Would you rather keep your least engaged subscriber happy by sending one email a year or make your biggest fan happy by sending killer value three times a week? We all know that using a subscriber’s name makes them happy, right? Actually, a study of 10 million marketing emails found that fake personalisation can have the opposite effect. The #nofilter generation values realism, and is quick to spot fake personalisation.

  • A failed personalisation attempt

However, that doesn’t mean the power of personalisation is lost. The same study found that genuine personalisation, such as changing email content based on purchase history or demographic, caused a positive reaction in 98% of people. When you’re first building your list, this level of personalisation probably won’t be realistic, but as your list grows look for opportunities to segment subscribers by the types of emails they open and click.

  • Optimise for mobile

Did you know 66% of emails in early 2014 were opened on a smartphone or tablet? Knowing that an increasing number of its subscribers were reading from a mobile device, you need a backup plan.

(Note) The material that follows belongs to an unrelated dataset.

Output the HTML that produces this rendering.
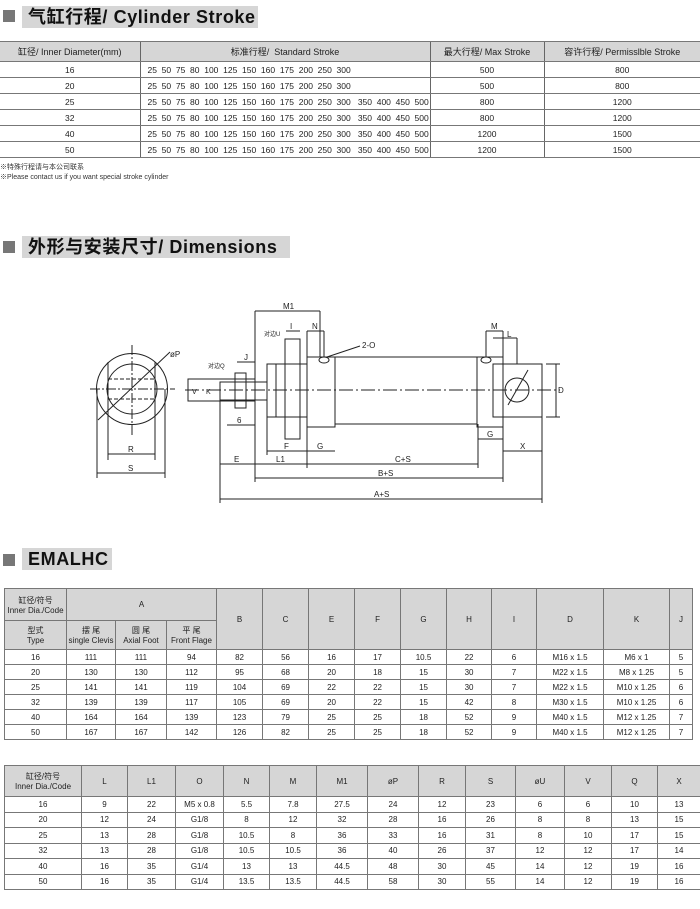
<!DOCTYPE html>
<html><head><meta charset="utf-8"><style>
*{margin:0;padding:0;box-sizing:border-box}
body{width:700px;height:909px;background:#fff;position:relative;overflow:hidden;font-family:"Liberation Sans","Noto Sans CJK SC",sans-serif;color:#222}
.sq{position:absolute;left:3px;width:12px;height:12px;background:#777}
.tt{position:absolute;left:22px;background:#d6d6d6;font-weight:bold;font-size:18px;letter-spacing:0.6px;line-height:22px;padding-left:6px;color:#111;height:22px;white-space:nowrap}
table{position:absolute;border-collapse:collapse;table-layout:fixed}
td{text-align:center;font-size:8px;border:1px solid #777;padding:0;overflow:hidden;white-space:nowrap}
.g{background:#d6d6d6}
#t1 td{border-left:none;border-right:none;font-size:8.5px}
#t1 td.c{border-left:1.5px solid #666}
#t1 tr td{border-bottom:1.5px solid #777}
.n{position:absolute;left:0;font-size:7px;color:#333}
</style></head><body>
<div class="sq" style="top:10px"></div>
<div class="tt" style="top:6px;width:236px">气缸行程/ Cylinder Stroke</div>
<table id="t1" style="left:0;top:41px;width:700px">
<colgroup><col style="width:140px"><col style="width:290px"><col style="width:114px"><col style="width:156px"></colgroup>
<tr class="g" style="height:20px"><td style="font-size:9px">缸径/ Inner Diameter(mm)</td><td class="c" style="font-size:9px">标准行程/&nbsp; Standard Stroke</td><td class="c" style="font-size:9px">最大行程/ Max Stroke</td><td class="c" style="font-size:9px">容许行程/ Permisslble Stroke</td></tr>
<tr style="height:16px"><td>16</td><td class="c" style="text-align:left;padding-left:7px">25&nbsp; 50&nbsp; 75&nbsp; 80&nbsp; 100&nbsp; 125&nbsp; 150&nbsp; 160&nbsp; 175&nbsp; 200&nbsp; 250&nbsp; 300</td><td class="c">500</td><td class="c">800</td></tr>
<tr style="height:16px"><td>20</td><td class="c" style="text-align:left;padding-left:7px">25&nbsp; 50&nbsp; 75&nbsp; 80&nbsp; 100&nbsp; 125&nbsp; 150&nbsp; 160&nbsp; 175&nbsp; 200&nbsp; 250&nbsp; 300</td><td class="c">500</td><td class="c">800</td></tr>
<tr style="height:16px"><td>25</td><td class="c" style="text-align:left;padding-left:7px">25&nbsp; 50&nbsp; 75&nbsp; 80&nbsp; 100&nbsp; 125&nbsp; 150&nbsp; 160&nbsp; 175&nbsp; 200&nbsp; 250&nbsp; 300&nbsp;&nbsp; 350&nbsp; 400&nbsp; 450&nbsp; 500</td><td class="c">800</td><td class="c">1200</td></tr>
<tr style="height:16px"><td>32</td><td class="c" style="text-align:left;padding-left:7px">25&nbsp; 50&nbsp; 75&nbsp; 80&nbsp; 100&nbsp; 125&nbsp; 150&nbsp; 160&nbsp; 175&nbsp; 200&nbsp; 250&nbsp; 300&nbsp;&nbsp; 350&nbsp; 400&nbsp; 450&nbsp; 500</td><td class="c">800</td><td class="c">1200</td></tr>
<tr style="height:16px"><td>40</td><td class="c" style="text-align:left;padding-left:7px">25&nbsp; 50&nbsp; 75&nbsp; 80&nbsp; 100&nbsp; 125&nbsp; 150&nbsp; 160&nbsp; 175&nbsp; 200&nbsp; 250&nbsp; 300&nbsp;&nbsp; 350&nbsp; 400&nbsp; 450&nbsp; 500</td><td class="c">1200</td><td class="c">1500</td></tr>
<tr style="height:16px"><td>50</td><td class="c" style="text-align:left;padding-left:7px">25&nbsp; 50&nbsp; 75&nbsp; 80&nbsp; 100&nbsp; 125&nbsp; 150&nbsp; 160&nbsp; 175&nbsp; 200&nbsp; 250&nbsp; 300&nbsp;&nbsp; 350&nbsp; 400&nbsp; 450&nbsp; 500</td><td class="c">1200</td><td class="c">1500</td></tr>
</table>
<div class="n" style="top:162px">※特殊行程请与本公司联系</div>
<div class="n" style="top:172px">※Please contact us if you want special stroke cylinder</div>

<div class="sq" style="top:241px"></div>
<div class="tt" style="top:236px;width:268px">外形与安装尺寸/ Dimensions</div>

<svg style="position:absolute;left:0;top:0" width="700" height="909" font-family="Liberation Sans, sans-serif" font-size="8" fill="none" stroke="#222" stroke-width="1">
<circle cx="132" cy="389" r="35.5"/>
<circle cx="132" cy="389" r="25"/>
<line x1="108" y1="362" x2="108" y2="460"/><line x1="155" y1="362" x2="155" y2="460"/>
<line x1="97" y1="389" x2="97" y2="478"/><line x1="165" y1="389" x2="165" y2="478"/>
<line x1="108" y1="379" x2="155" y2="379" stroke-dasharray="4,2"/><line x1="108" y1="399" x2="155" y2="399" stroke-dasharray="4,2"/>
<line x1="90" y1="389" x2="175" y2="389" stroke-dasharray="10,2,2,2"/>
<line x1="132" y1="345" x2="132" y2="435" stroke-dasharray="10,2,2,2"/>
<line x1="98" y1="420" x2="170" y2="352"/>
<line x1="108" y1="454" x2="155" y2="454"/><line x1="97" y1="473" x2="165" y2="473"/>
<text x="128" y="452" fill="#222" stroke="none">R</text><text x="128" y="471" fill="#222" stroke="none">S</text>
<text x="170" y="357" fill="#222" stroke="none">øP</text>
<line x1="185" y1="390" x2="560" y2="390" stroke-dasharray="14,3,2,3"/>
<rect x="188" y="379" width="67" height="22"/>
<rect x="220" y="382" width="47" height="18"/>
<rect x="235" y="373" width="11" height="35"/>
<rect x="267" y="364" width="40" height="53"/>
<line x1="276" y1="364" x2="276" y2="417"/>
<rect x="285" y="339" width="15" height="100"/>
<rect x="307" y="357" width="28" height="70"/>
<rect x="335" y="357" width="142" height="67"/>
<rect x="477" y="357" width="26" height="70"/>
<rect x="493" y="364" width="49" height="53"/>
<circle cx="517" cy="390" r="12"/>
<line x1="508" y1="405" x2="528" y2="370"/>
<ellipse cx="324" cy="360" rx="5" ry="3"/><ellipse cx="486" cy="360" rx="5" ry="3"/>
<line x1="327" y1="357" x2="360" y2="346"/>
<text x="362" y="348" fill="#222" stroke="none">2-O</text>
<line x1="255" y1="311" x2="255" y2="482"/><line x1="320" y1="311" x2="320" y2="357"/>
<line x1="220" y1="400" x2="220" y2="503"/><line x1="307" y1="427" x2="307" y2="468"/>
<line x1="267" y1="417" x2="267" y2="455"/><line x1="503" y1="427" x2="503" y2="482"/>
<line x1="478" y1="424" x2="478" y2="468"/><line x1="542" y1="417" x2="542" y2="503"/>
<line x1="546" y1="364" x2="560" y2="364"/><line x1="546" y1="417" x2="560" y2="417"/><line x1="556" y1="364" x2="556" y2="417"/>
<text x="558" y="393" fill="#222" stroke="none">D</text>
<line x1="255" y1="311" x2="320" y2="311"/><text x="283" y="309" fill="#222" stroke="none">M1</text>
<line x1="307" y1="331" x2="324" y2="331"/><text x="312" y="329" fill="#222" stroke="none">N</text>
<line x1="307" y1="331" x2="307" y2="357"/><line x1="324" y1="331" x2="324" y2="357"/>
<line x1="286" y1="331" x2="300" y2="331"/><text x="290" y="329" fill="#222" stroke="none">I</text>
<line x1="486" y1="331" x2="503" y2="331"/><text x="491" y="329" fill="#222" stroke="none">M</text>
<line x1="486" y1="331" x2="486" y2="357"/><line x1="503" y1="331" x2="503" y2="357"/>
<line x1="493" y1="338" x2="517" y2="338"/><line x1="517" y1="338" x2="517" y2="364"/><text x="507" y="337" fill="#222" stroke="none">L</text>
<line x1="237" y1="362" x2="255" y2="362"/><text x="244" y="360" fill="#222" stroke="none">J</text>
<text x="208" y="368" fill="#222" stroke="none" font-size="6">对边Q</text>
<text x="264" y="336" fill="#222" stroke="none" font-size="6">对边U</text>
<line x1="188" y1="379" x2="188" y2="401"/><text x="192" y="394" fill="#222" stroke="none" font-size="7">V</text>
<text x="206" y="394" fill="#222" stroke="none" font-size="7">K</text>
<line x1="227" y1="425" x2="255" y2="425"/><text x="237" y="423" fill="#222" stroke="none">6</text>
<line x1="267" y1="451" x2="307" y2="451"/><text x="284" y="449" fill="#222" stroke="none">F</text>
<line x1="307" y1="451" x2="335" y2="451"/><text x="317" y="449" fill="#222" stroke="none">G</text>
<line x1="478" y1="439" x2="503" y2="439"/><text x="487" y="437" fill="#222" stroke="none">G</text>
<line x1="503" y1="451" x2="542" y2="451"/><text x="520" y="449" fill="#222" stroke="none">X</text>
<line x1="220" y1="464" x2="478" y2="464"/>
<text x="234" y="462" fill="#222" stroke="none">E</text><text x="276" y="462" fill="#222" stroke="none">L1</text><text x="395" y="462" fill="#222" stroke="none">C+S</text>
<line x1="255" y1="478" x2="503" y2="478"/><text x="378" y="476" fill="#222" stroke="none">B+S</text>
<line x1="220" y1="499" x2="542" y2="499"/><text x="374" y="497" fill="#222" stroke="none">A+S</text>
</svg>

<div class="sq" style="top:554px"></div>
<div class="tt" style="top:548px;width:90px">EMALHC</div>

<table style="left:4px;top:588px;width:688px">
<colgroup><col style="width:62px"><col style="width:49px"><col style="width:51px"><col style="width:50px"><col style="width:46px"><col style="width:46px"><col style="width:46px"><col style="width:46px"><col style="width:46px"><col style="width:45px"><col style="width:45px"><col style="width:67px"><col style="width:66px"><col style="width:23px"></colgroup>
<tr class="g" style="height:32px"><td>缸径/符号<br>Inner Dia./Code</td><td colspan="3">A</td><td rowspan="2">B</td><td rowspan="2">C</td><td rowspan="2">E</td><td rowspan="2">F</td><td rowspan="2">G</td><td rowspan="2">H</td><td rowspan="2">I</td><td rowspan="2">D</td><td rowspan="2">K</td><td rowspan="2">J</td></tr>
<tr class="g" style="height:29px"><td>型式<br>Type</td><td>摆 尾<br>single Clevis</td><td>圆 尾<br>Axial Foot</td><td>平 尾<br>Front Flage</td></tr>
<tr style="height:15px"><td>16</td><td>111</td><td>111</td><td>94</td><td>82</td><td>56</td><td>16</td><td>17</td><td>10.5</td><td>22</td><td>6</td><td>M16 x 1.5</td><td>M6 x 1</td><td>5</td></tr>
<tr style="height:15px"><td>20</td><td>130</td><td>130</td><td>112</td><td>95</td><td>68</td><td>20</td><td>18</td><td>15</td><td>30</td><td>7</td><td>M22 x 1.5</td><td>M8 x 1.25</td><td>5</td></tr>
<tr style="height:15px"><td>25</td><td>141</td><td>141</td><td>119</td><td>104</td><td>69</td><td>22</td><td>22</td><td>15</td><td>30</td><td>7</td><td>M22 x 1.5</td><td>M10 x 1.25</td><td>6</td></tr>
<tr style="height:15px"><td>32</td><td>139</td><td>139</td><td>117</td><td>105</td><td>69</td><td>20</td><td>22</td><td>15</td><td>42</td><td>8</td><td>M30 x 1.5</td><td>M10 x 1.25</td><td>6</td></tr>
<tr style="height:15px"><td>40</td><td>164</td><td>164</td><td>139</td><td>123</td><td>79</td><td>25</td><td>25</td><td>18</td><td>52</td><td>9</td><td>M40 x 1.5</td><td>M12 x 1.25</td><td>7</td></tr>
<tr style="height:15px"><td>50</td><td>167</td><td>167</td><td>142</td><td>126</td><td>82</td><td>25</td><td>25</td><td>18</td><td>52</td><td>9</td><td>M40 x 1.5</td><td>M12 x 1.25</td><td>7</td></tr>
</table>

<table style="left:4px;top:765px;width:696px">
<colgroup><col style="width:77px"><col style="width:46px"><col style="width:48px"><col style="width:48px"><col style="width:46px"><col style="width:47px"><col style="width:51px"><col style="width:51px"><col style="width:47px"><col style="width:50px"><col style="width:49px"><col style="width:47px"><col style="width:46px"><col style="width:43px"></colgroup>
<tr class="g" style="height:31px"><td>缸径/符号<br>Inner Dia./Code</td><td>L</td><td>L1</td><td>O</td><td>N</td><td>M</td><td>M1</td><td>øP</td><td>R</td><td>S</td><td>øU</td><td>V</td><td>Q</td><td>X</td></tr>
<tr style="height:15.5px"><td>16</td><td>9</td><td>22</td><td>M5 x 0.8</td><td>5.5</td><td>7.8</td><td>27.5</td><td>24</td><td>12</td><td>23</td><td>6</td><td>6</td><td>10</td><td>13</td></tr>
<tr style="height:15.5px"><td>20</td><td>12</td><td>24</td><td>G1/8</td><td>8</td><td>12</td><td>32</td><td>28</td><td>16</td><td>26</td><td>8</td><td>8</td><td>13</td><td>15</td></tr>
<tr style="height:15.5px"><td>25</td><td>13</td><td>28</td><td>G1/8</td><td>10.5</td><td>8</td><td>36</td><td>33</td><td>16</td><td>31</td><td>8</td><td>10</td><td>17</td><td>15</td></tr>
<tr style="height:15.5px"><td>32</td><td>13</td><td>28</td><td>G1/8</td><td>10.5</td><td>10.5</td><td>36</td><td>40</td><td>26</td><td>37</td><td>12</td><td>12</td><td>17</td><td>14</td></tr>
<tr style="height:15.5px"><td>40</td><td>16</td><td>35</td><td>G1/4</td><td>13</td><td>13</td><td>44.5</td><td>48</td><td>30</td><td>45</td><td>14</td><td>12</td><td>19</td><td>16</td></tr>
<tr style="height:15.5px"><td>50</td><td>16</td><td>35</td><td>G1/4</td><td>13.5</td><td>13.5</td><td>44.5</td><td>58</td><td>30</td><td>55</td><td>14</td><td>12</td><td>19</td><td>16</td></tr>
</table>
</body></html>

If possible, put together three email designs: a traditional static desktop email, a static mobile email, and a responsive email which looked good on both desktop and mobile.

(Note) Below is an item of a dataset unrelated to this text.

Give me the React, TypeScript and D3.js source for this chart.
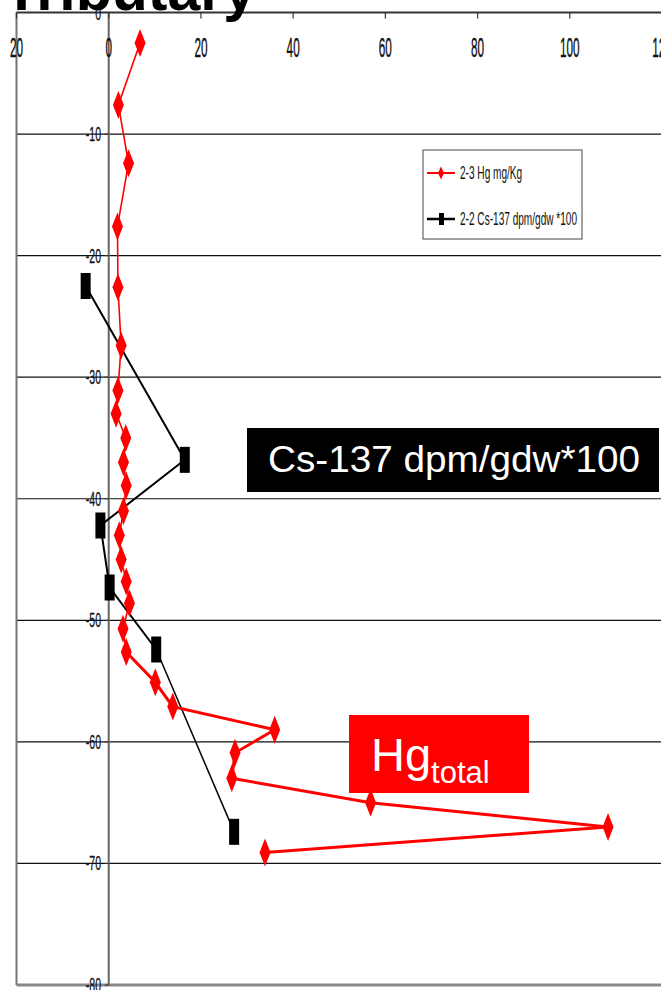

This highlights two important facts about mobile email marketing:

  1. Designing something that looks good on mobile will translate into revenue.
  2. Even though 66 percent of people open on mobile, those 34 percent on desktop are still your most valuable customers. Static desktop outperformed static mobile.

So go take another look at your email design and make sure you’re not creating a painful experience for two-thirds of your subscribers.

Conclusion

To build an effective email list that achieves your goals, grow traffic through targeted giveaways and guest posts, convert subscribers with epic, specific incentives, and engage them frequently using mobile optimised emails.